══ Recorded data

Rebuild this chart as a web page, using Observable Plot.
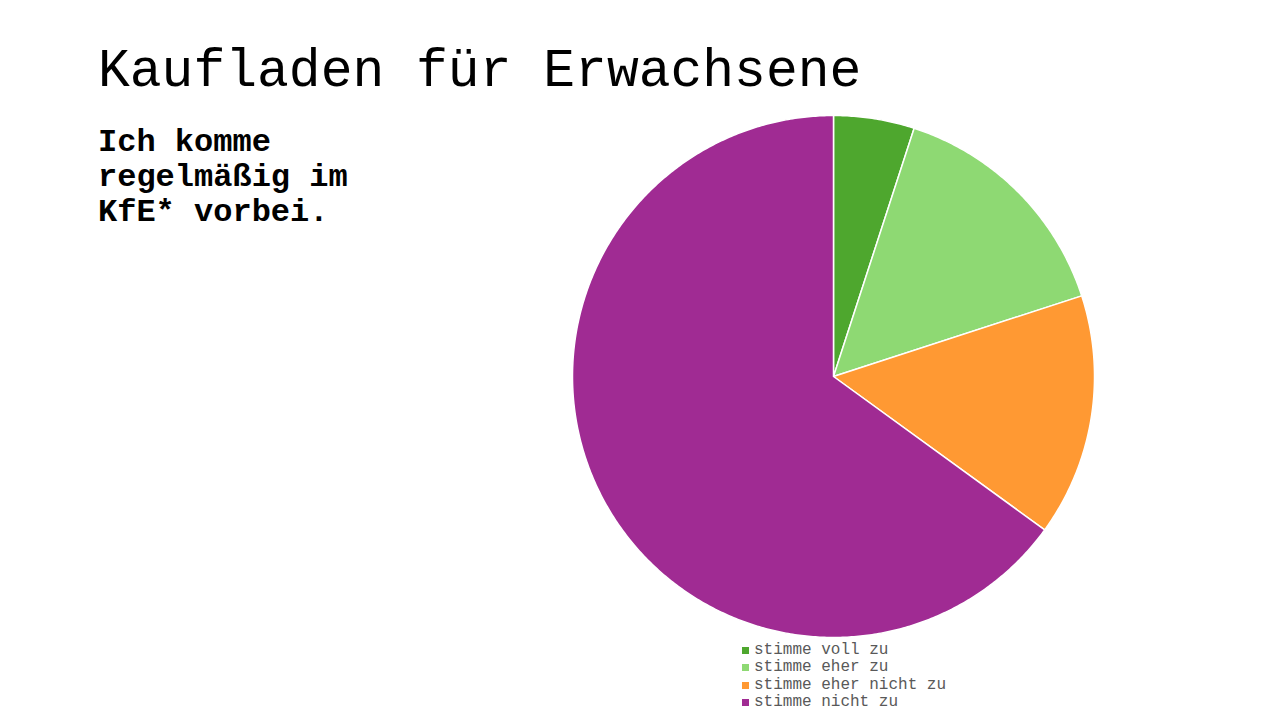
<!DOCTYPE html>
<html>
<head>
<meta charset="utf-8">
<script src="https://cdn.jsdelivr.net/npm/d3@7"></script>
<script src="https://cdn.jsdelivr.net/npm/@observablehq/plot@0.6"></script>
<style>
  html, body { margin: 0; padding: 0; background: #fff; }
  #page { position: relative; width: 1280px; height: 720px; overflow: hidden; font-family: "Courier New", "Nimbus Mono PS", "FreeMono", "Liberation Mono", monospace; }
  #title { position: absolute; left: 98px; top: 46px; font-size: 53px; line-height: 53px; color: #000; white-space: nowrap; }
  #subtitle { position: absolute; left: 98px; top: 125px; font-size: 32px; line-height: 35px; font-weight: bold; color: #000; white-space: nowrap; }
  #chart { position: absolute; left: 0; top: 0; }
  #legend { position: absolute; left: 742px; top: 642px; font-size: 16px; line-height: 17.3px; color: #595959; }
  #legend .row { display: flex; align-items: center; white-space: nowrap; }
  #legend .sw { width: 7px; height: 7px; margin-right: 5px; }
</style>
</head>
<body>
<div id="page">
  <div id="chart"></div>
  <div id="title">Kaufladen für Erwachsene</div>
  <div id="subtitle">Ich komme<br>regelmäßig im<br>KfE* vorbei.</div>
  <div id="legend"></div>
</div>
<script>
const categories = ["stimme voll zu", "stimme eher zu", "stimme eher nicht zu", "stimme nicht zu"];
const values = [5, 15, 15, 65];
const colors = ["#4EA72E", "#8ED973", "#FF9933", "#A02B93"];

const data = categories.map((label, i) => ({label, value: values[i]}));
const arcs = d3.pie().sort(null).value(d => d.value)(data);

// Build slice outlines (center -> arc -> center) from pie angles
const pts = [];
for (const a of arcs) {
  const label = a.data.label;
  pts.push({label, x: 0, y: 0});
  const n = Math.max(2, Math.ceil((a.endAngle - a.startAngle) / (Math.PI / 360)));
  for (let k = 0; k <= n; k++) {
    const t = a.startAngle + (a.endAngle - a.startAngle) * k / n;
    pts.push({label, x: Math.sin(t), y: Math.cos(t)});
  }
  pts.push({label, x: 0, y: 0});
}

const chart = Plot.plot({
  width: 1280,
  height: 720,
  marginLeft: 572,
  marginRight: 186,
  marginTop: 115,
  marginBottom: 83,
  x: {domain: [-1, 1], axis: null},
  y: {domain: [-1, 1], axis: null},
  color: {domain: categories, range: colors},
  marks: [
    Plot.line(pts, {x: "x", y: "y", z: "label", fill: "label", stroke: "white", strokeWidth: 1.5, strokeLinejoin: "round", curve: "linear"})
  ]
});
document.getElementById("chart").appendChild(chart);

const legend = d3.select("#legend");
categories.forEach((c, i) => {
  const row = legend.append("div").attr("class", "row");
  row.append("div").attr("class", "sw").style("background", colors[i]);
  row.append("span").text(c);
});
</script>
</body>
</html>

════

(To do): Quote the full listing above word for word; exclude every picture from the copy.

(The output):
Rebuild this chart as a web page, using Observable Plot.
<!DOCTYPE html>
<html>
<head>
<meta charset="utf-8">
<script src="https://cdn.jsdelivr.net/npm/d3@7"></script>
<script src="https://cdn.jsdelivr.net/npm/@observablehq/plot@0.6"></script>
<style>
  html, body { margin: 0; padding: 0; background: #fff; }
  #page { position: relative; width: 1280px; height: 720px; overflow: hidden; font-family: "Courier New", "Nimbus Mono PS", "FreeMono", "Liberation Mono", monospace; }
  #title { position: absolute; left: 98px; top: 46px; font-size: 53px; line-height: 53px; color: #000; white-space: nowrap; }
  #subtitle { position: absolute; left: 98px; top: 125px; font-size: 32px; line-height: 35px; font-weight: bold; color: #000; white-space: nowrap; }
  #chart { position: absolute; left: 0; top: 0; }
  #legend { position: absolute; left: 742px; top: 642px; font-size: 16px; line-height: 17.3px; color: #595959; }
  #legend .row { display: flex; align-items: center; white-space: nowrap; }
  #legend .sw { width: 7px; height: 7px; margin-right: 5px; }
</style>
</head>
<body>
<div id="page">
  <div id="chart"></div>
  <div id="title">Kaufladen für Erwachsene</div>
  <div id="subtitle">Ich komme<br>regelmäßig im<br>KfE* vorbei.</div>
  <div id="legend"></div>
</div>
<script>
const categories = ["stimme voll zu", "stimme eher zu", "stimme eher nicht zu", "stimme nicht zu"];
const values = [5, 15, 15, 65];
const colors = ["#4EA72E", "#8ED973", "#FF9933", "#A02B93"];

const data = categories.map((label, i) => ({label, value: values[i]}));
const arcs = d3.pie().sort(null).value(d => d.value)(data);

// Build slice outlines (center -> arc -> center) from pie angles
const pts = [];
for (const a of arcs) {
  const label = a.data.label;
  pts.push({label, x: 0, y: 0});
  const n = Math.max(2, Math.ceil((a.endAngle - a.startAngle) / (Math.PI / 360)));
  for (let k = 0; k <= n; k++) {
    const t = a.startAngle + (a.endAngle - a.startAngle) * k / n;
    pts.push({label, x: Math.sin(t), y: Math.cos(t)});
  }
  pts.push({label, x: 0, y: 0});
}

const chart = Plot.plot({
  width: 1280,
  height: 720,
  marginLeft: 572,
  marginRight: 186,
  marginTop: 115,
  marginBottom: 83,
  x: {domain: [-1, 1], axis: null},
  y: {domain: [-1, 1], axis: null},
  color: {domain: categories, range: colors},
  marks: [
    Plot.line(pts, {x: "x", y: "y", z: "label", fill: "label", stroke: "white", strokeWidth: 1.5, strokeLinejoin: "round", curve: "linear"})
  ]
});
document.getElementById("chart").appendChild(chart);

const legend = d3.select("#legend");
categories.forEach((c, i) => {
  const row = legend.append("div").attr("class", "row");
  row.append("div").attr("class", "sw").style("background", colors[i]);
  row.append("span").text(c);
});
</script>
</body>
</html>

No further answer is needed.